More than eight decades after it was installed, a memorial to the three 19th-century sibling novelists in London’s Westminster Abbey was amended Thursday to restore the diaereses – the two dots over the e in their surname.

The dots — which indicate that the name is pronounced “brontay” rather than “bront” — were omitted when the stone tablet commemorating Charlotte, Emily and Anne was erected in the abbey’s Poets’ Corner in October 1939, just after the outbreak of World War II.

They were restored after Brontë historian Sharon Wright, editor of the Brontë Society Gazette, raised the issue with Dean of Westminster David Hoyle. The abbey asked its stonemason to tap in the dots and its conservator to paint them.
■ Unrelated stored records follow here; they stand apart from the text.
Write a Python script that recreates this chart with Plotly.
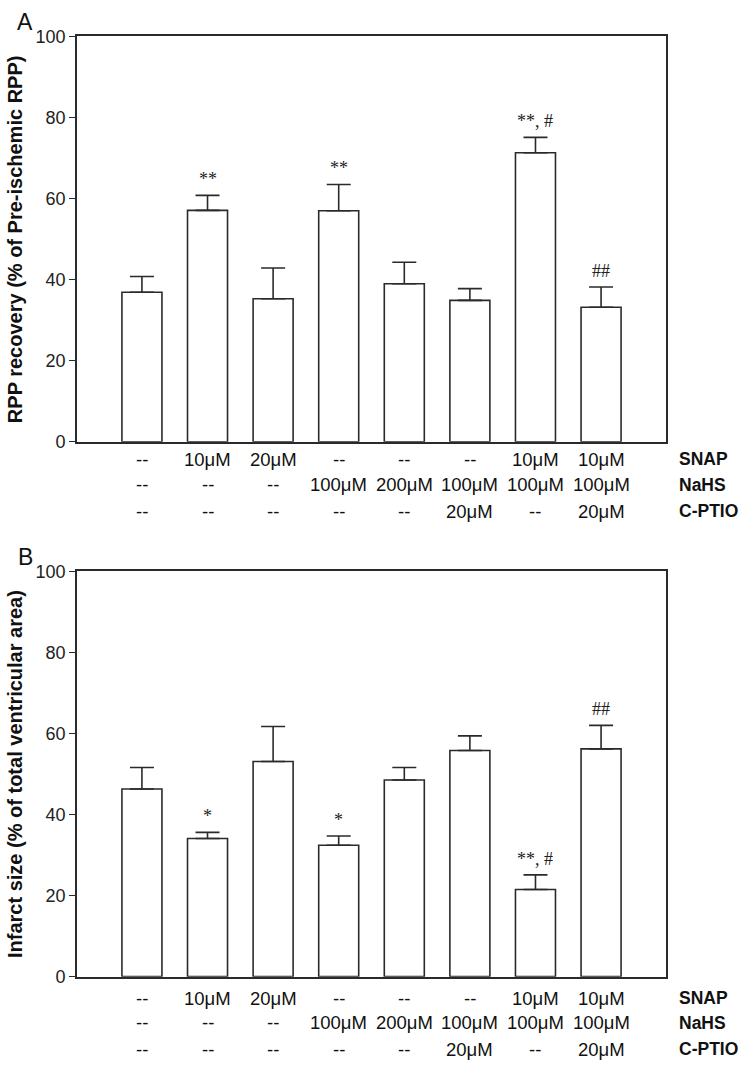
import plotly.graph_objects as go

# ---------------- data ----------------
groups = [0, 1, 2, 3, 4, 5, 6, 7]
snap = ["--", "10μM", "20μM", "--", "--", "--", "10μM", "10μM"]
nahs = ["--", "--", "--", "100μM", "200μM", "100μM", "100μM", "100μM"]
cptio = ["--", "--", "--", "--", "--", "20μM", "--", "20μM"]
row_names = ["SNAP", "NaHS", "C-PTIO"]

rpp_mean = [36.9, 57.1, 35.3, 57.0, 39.0, 34.9, 71.3, 33.2]
rpp_sem = [3.9, 3.7, 7.6, 6.5, 5.3, 2.9, 3.8, 5.0]
rpp_sig = ["", "**", "", "**", "", "", "**, #", "##"]

inf_mean = [46.3, 34.1, 53.1, 32.4, 48.5, 55.8, 21.5, 56.2]
inf_sem = [5.3, 1.5, 8.6, 2.3, 3.1, 3.6, 3.6, 5.8]
inf_sig = ["", "*", "", "*", "", "", "**, #", "##"]

y_titles = ["RPP recovery (% of Pre-ischemic RPP)",
            "Infarct size (% of total ventricular area)"]
panel_letters = ["A", "B"]
y_ticks = [0, 20, 40, 60, 80, 100]

# ---------------- layout geometry ----------------
W, H = 745, 1073
x0, x1 = 77 / W, 666 / W
domains = [[1 - 440 / H, 1 - 27 / H], [1 - 985 / H, 1 - 572 / H]]
row_offsets = [[18, 44, 71], [22, 47, 74]]  # px below plot bottom for each text row

fig = go.Figure()
annotations = []
line_col = "#2a2a2a"
sans = "Liberation Sans, Arial, sans-serif"
serif = "Liberation Serif, Times New Roman, serif"

panels = [(rpp_mean, rpp_sem, rpp_sig), (inf_mean, inf_sem, inf_sig)]
for i, (means, sems, sigs) in enumerate(panels):
    xa = "x" if i == 0 else "x2"
    ya = "y" if i == 0 else "y2"
    fig.add_trace(go.Bar(
        x=groups, y=means, width=0.61,
        marker=dict(color="white", line=dict(color=line_col, width=1.6)),
        error_y=dict(type="data", array=sems, arrayminus=[0] * len(sems),
                     symmetric=False, color=line_col, thickness=1.6, width=12),
        xaxis=xa, yaxis=ya, showlegend=False, hoverinfo="skip"))

    # significance marks
    for g, m, s, lab in zip(groups, means, sems, sigs):
        if lab:
            annotations.append(dict(
                x=g, y=m + s, xref=xa, yref=ya, text=lab, showarrow=False,
                yanchor="bottom", yshift=4, font=dict(family=serif, size=18, color="#222")))

    bottom_px = (1 - domains[i][0]) * H
    for r, row in enumerate([snap, nahs, cptio]):
        ypos = 1 - (bottom_px + row_offsets[i][r]) / H
        for g, lab in zip(groups, row):
            annotations.append(dict(
                x=g, y=ypos, xref=xa, yref="paper", text=lab, showarrow=False,
                yanchor="middle", xanchor="center",
                font=dict(family=sans, size=18.5, color="#111")))
        annotations.append(dict(
            x=677 / W, y=ypos, xref="paper", yref="paper",
            text="<b>" + row_names[r] + "</b>", showarrow=False,
            xanchor="left", yanchor="middle",
            font=dict(family=sans, size=17.5, color="#111")))

    # y title
    annotations.append(dict(
        x=15 / W, y=(domains[i][0] + domains[i][1]) / 2, xref="paper", yref="paper",
        text="<b>" + y_titles[i] + "</b>", textangle=-90, showarrow=False,
        xanchor="center", yanchor="middle",
        font=dict(family=sans, size=20, color="#111")))
    # panel letter
    top_px = (1 - domains[i][1]) * H
    annotations.append(dict(
        x=25 / W, y=1 - (top_px - 15) / H, xref="paper", yref="paper",
        text=panel_letters[i], showarrow=False, xanchor="center", yanchor="middle",
        font=dict(family=sans, size=23, color="#111")))

axis_common = dict(showline=True, linecolor=line_col, linewidth=1.6, mirror=True,
                   showgrid=False, zeroline=False)
yaxis_common = dict(range=[0, 100], tickvals=y_ticks, ticks="outside", ticklen=6,
                    tickwidth=1.4, tickcolor=line_col,
                    tickfont=dict(family=sans, size=18, color="#222"))

fig.update_layout(
    width=W, height=H, margin=dict(l=0, r=0, t=0, b=0),
    paper_bgcolor="white", plot_bgcolor="white",
    annotations=annotations,
    xaxis=dict(domain=[x0, x1], range=[-0.99, 7.99], showticklabels=False,
               ticks="", anchor="y", **axis_common),
    yaxis=dict(domain=domains[0], anchor="x", **yaxis_common, **axis_common),
    xaxis2=dict(domain=[x0, x1], range=[-0.99, 7.99], showticklabels=False,
                ticks="", anchor="y2", **axis_common),
    yaxis2=dict(domain=domains[1], anchor="x2", **yaxis_common, **axis_common),
)

fig.write_html("out.html", config={"displayModeBar": False},
               post_script="document.body.style.margin='0';document.body.style.overflow='hidden';")
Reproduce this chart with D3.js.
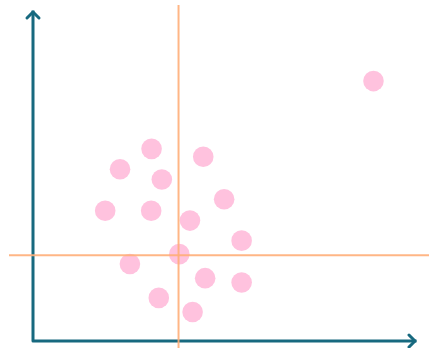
<!DOCTYPE html>
<html>
<head>
<meta charset="utf-8">
<script src="https://cdn.jsdelivr.net/npm/d3@7"></script>
<style>
  html, body { margin: 0; padding: 0; background: #ffffff; }
  svg { display: block; }
</style>
</head>
<body>
<svg id="chart" width="429" height="348"></svg>
<script>
// Point positions (arbitrary units, 0–100 on both axes)
const xValues = [89.6, 31.2, 44.8, 22.9, 33.9, 50.3, 19.0, 31.1, 41.3, 54.9, 38.5, 25.5, 45.3, 54.9, 33.1, 42.0];
const yValues = [79.0, 58.4, 56.0, 52.2, 49.1, 43.1, 39.6, 39.6, 36.6, 30.5, 26.4, 23.4, 19.1, 17.8, 13.1, 8.8];

// Reference lines crossing the cloud
const crossX = [38.3];
const crossY = [26.1];

const width = 429, height = 348;
const svg = d3.select("#chart");

const x = d3.scaleLinear().domain([0, 100]).range([33, 413]);
const y = d3.scaleLinear().domain([0, 100]).range([341, 12]);

const axisColor = "#17697f";
const pointColor = "#ffc2de";
const lineColor = "#ffae78";

const points = xValues.map((v, i) => ({ x: v, y: yValues[i] }));

// points
svg.append("g")
  .selectAll("circle")
  .data(points)
  .join("circle")
  .attr("cx", d => x(d.x))
  .attr("cy", d => y(d.y))
  .attr("r", 10.3)
  .attr("fill", pointColor);

// axes with open arrowheads
const axes = svg.append("g")
  .attr("fill", "none")
  .attr("stroke", axisColor)
  .attr("stroke-width", 3)
  .attr("stroke-linecap", "round")
  .attr("stroke-linejoin", "round");

const x0 = x(0), y0 = y(0), xEnd = x(100) + 2, yTop = y(100);
axes.append("path")
  .attr("d", `M${x0},${yTop} L${x0},${y0} L${xEnd},${y0}`)
  .attr("stroke-linecap", "square");
axes.append("path")
  .attr("d", `M${x0 - 6},${yTop + 6} L${x0},${yTop} L${x0 + 6},${yTop + 6}`);
axes.append("path")
  .attr("d", `M${xEnd - 6},${y0 - 6} L${xEnd},${y0} L${xEnd - 6},${y0 + 6}`);

// crosshair
const cross = svg.append("g")
  .attr("stroke", lineColor)
  .attr("stroke-width", 2)
  .attr("stroke-opacity", 0.9);
cross.selectAll("line.v")
  .data(crossX)
  .join("line")
  .attr("class", "v")
  .attr("x1", d => x(d)).attr("x2", d => x(d))
  .attr("y1", 5).attr("y2", height);
cross.selectAll("line.h")
  .data(crossY)
  .join("line")
  .attr("class", "h")
  .attr("y1", d => y(d)).attr("y2", d => y(d))
  .attr("x1", 9).attr("x2", width);
</script>
</body>
</html>
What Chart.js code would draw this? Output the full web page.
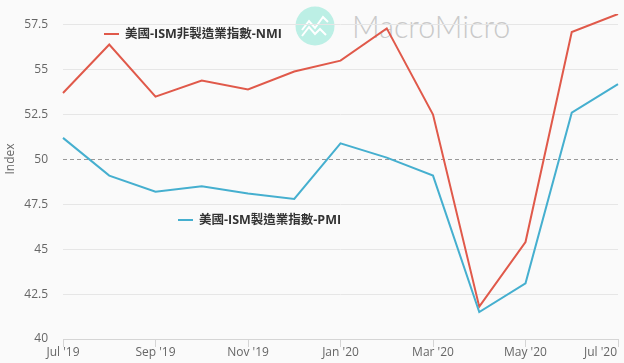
<!DOCTYPE html>
<html>
<head>
<meta charset="utf-8">
<script src="https://cdn.jsdelivr.net/npm/chart.js@4"></script>
<style>
	body { margin: 0; background: #fafafa; }
	#wrap { position: relative; width: 624px; height: 363px; overflow: hidden; background: #fafafa; font-family: "Open Sans", "Noto Sans CJK TC", sans-serif; }
	#myChart { position: absolute; left: 0; top: 0; }
	.logo { position: absolute; left: 295px; top: 6px; }
	.brand { position: absolute; left: 352px; top: 8px; font: 300 30.5px Lato, sans-serif; color: #c9c9c9; white-space: nowrap; }
	.key { position: absolute; font-size: 12.5px; font-weight: 700; color: #333; white-space: nowrap; line-height: 16px; }
	.key i { position: absolute; left: -21px; top: 7px; width: 15px; height: 2px; }
</style>
</head>
<body>
<div id="wrap">
	<svg class="logo" width="40" height="40" viewBox="0 0 40 40">
		<circle cx="20" cy="20" r="19.5" fill="#bcefe5" />
		<path d="M7 24 L14 15 L20 22 L28 11 L33 16 M7 30 L14 21 L20 28 L25 23 L31 29" fill="none" stroke="#fff" stroke-width="2" />
	</svg>
	<div class="brand">MacroMicro</div>
	<canvas id="myChart" width="624" height="363"></canvas>
	<div class="key" style="left:125px;top:26px"><i style="background:#e0594a"></i>美國-ISM非製造業指數-NMI</div>
	<div class="key" style="left:199px;top:212px"><i style="background:#45afcf"></i>美國-ISM製造業指數-PMI</div>
</div>
<script>
const months = ["Jul '19", "Aug '19", "Sep '19", "Oct '19", "Nov '19", "Dec '19", "Jan '20", "Feb '20", "Mar '20", "Apr '20", "May '20", "Jun '20", "Jul '20"];
const nmiValues = [53.7, 56.4, 53.5, 54.4, 53.9, 54.9, 55.5, 57.3, 52.5, 41.8, 45.4, 57.1, 58.1];
const pmiValues = [51.2, 49.1, 48.2, 48.5, 48.1, 47.8, 50.9, 50.1, 49.1, 41.5, 43.1, 52.6, 54.2];
const yTicks = [40, 42.5, 45, 47.5, 50, 52.5, 55, 57.5];

const tickFont = '12px "Open Sans", sans-serif';

// x labels and the y title are drawn here, Chart.js can't place them like the original
const axisText = {
	id: "axisText",
	afterDraw(chart) {
		const ctx = chart.ctx;
		const x = chart.scales.x;
		ctx.save();
		ctx.font = tickFont;
		ctx.fillStyle = "#666";
		ctx.textBaseline = "middle";
		months.forEach((m, i) => {
			if (i % 2) return;
			const last = i === months.length - 1;
			ctx.textAlign = last ? "right" : "center";
			ctx.fillText(m, x.getPixelForValue(i) + (last ? -1 : 0), 353);
		});
		ctx.translate(11, 159);
		ctx.rotate(-Math.PI / 2);
		ctx.textAlign = "center";
		ctx.fillText("Index", 0, 0);
		ctx.restore();
	},
};

new Chart(document.getElementById("myChart"), {
	type: "line",
	data: {
		labels: months,
		datasets: [
			{ label: "美國-ISM非製造業指數-NMI", data: nmiValues, borderColor: "#e0594a", borderWidth: 2, pointRadius: 0, tension: 0, order: 2 },
			{ label: "美國-ISM製造業指數-PMI", data: pmiValues, borderColor: "#45afcf", borderWidth: 2, pointRadius: 0, tension: 0, order: 1 },
		],
	},
	options: {
		responsive: false,
		animation: false,
		layout: { padding: { top: 14, right: 6, bottom: 0, left: 0 } },
		plugins: { legend: { display: false }, tooltip: { enabled: false } },
		scales: {
			x: {
				afterFit: s => { s.height = 24; },
				ticks: { display: false, autoSkip: false },
				border: { color: "#d5d5d5" },
				grid: {
					drawOnChartArea: false,
					tickLength: 8,
					color: c => (c.index % 2 ? "transparent" : "#d5d5d5"),
				},
			},
			y: {
				min: 40,
				max: 58.1,
				afterFit: s => { s.width = 63; s.paddingTop = 0; s.paddingBottom = 0; },
				afterBuildTicks: s => { s.ticks = yTicks.map(v => ({ value: v })); },
				ticks: { color: "#666", font: { size: 12, family: "Open Sans" }, padding: 15, callback: v => String(v) },
				border: { display: false, dash: c => (c.tick.value === 50 ? [4, 3] : []) },
				grid: {
					drawTicks: false,
					color: c => (c.tick.value === 50 ? "#999" : c.tick.value === 40 ? "transparent" : "#e6e6e6"),
				},
			},
		},
	},
	plugins: [axisText],
});
</script>
</body>
</html>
“There’s no paper record for anyone complaining about this or mentioning this, so I just wanted to put it right, really,” Wright said. “These three Yorkshire women deserve their place here, but they also deserve to have their name spelled correctly.”

It’s believed the writers’ Irish father Patrick changed the spelling of his surname from Brunty or Prunty when he went to university in England.

Raised on the wild Yorkshire moors, all three sisters died before they were 40, leaving enduring novels including Charlotte’s “Jane Eyre,” Emily’s “Wuthering Heights” and Anne’s “The Tenant of Wildfell Hall.”

Rebecca Yorke, director of the Brontë Society, welcomed the restoration.

“As the Brontës and their work are loved and respected all over the world, it’s entirely appropriate that their name is spelled correctly on their memorial,” she said.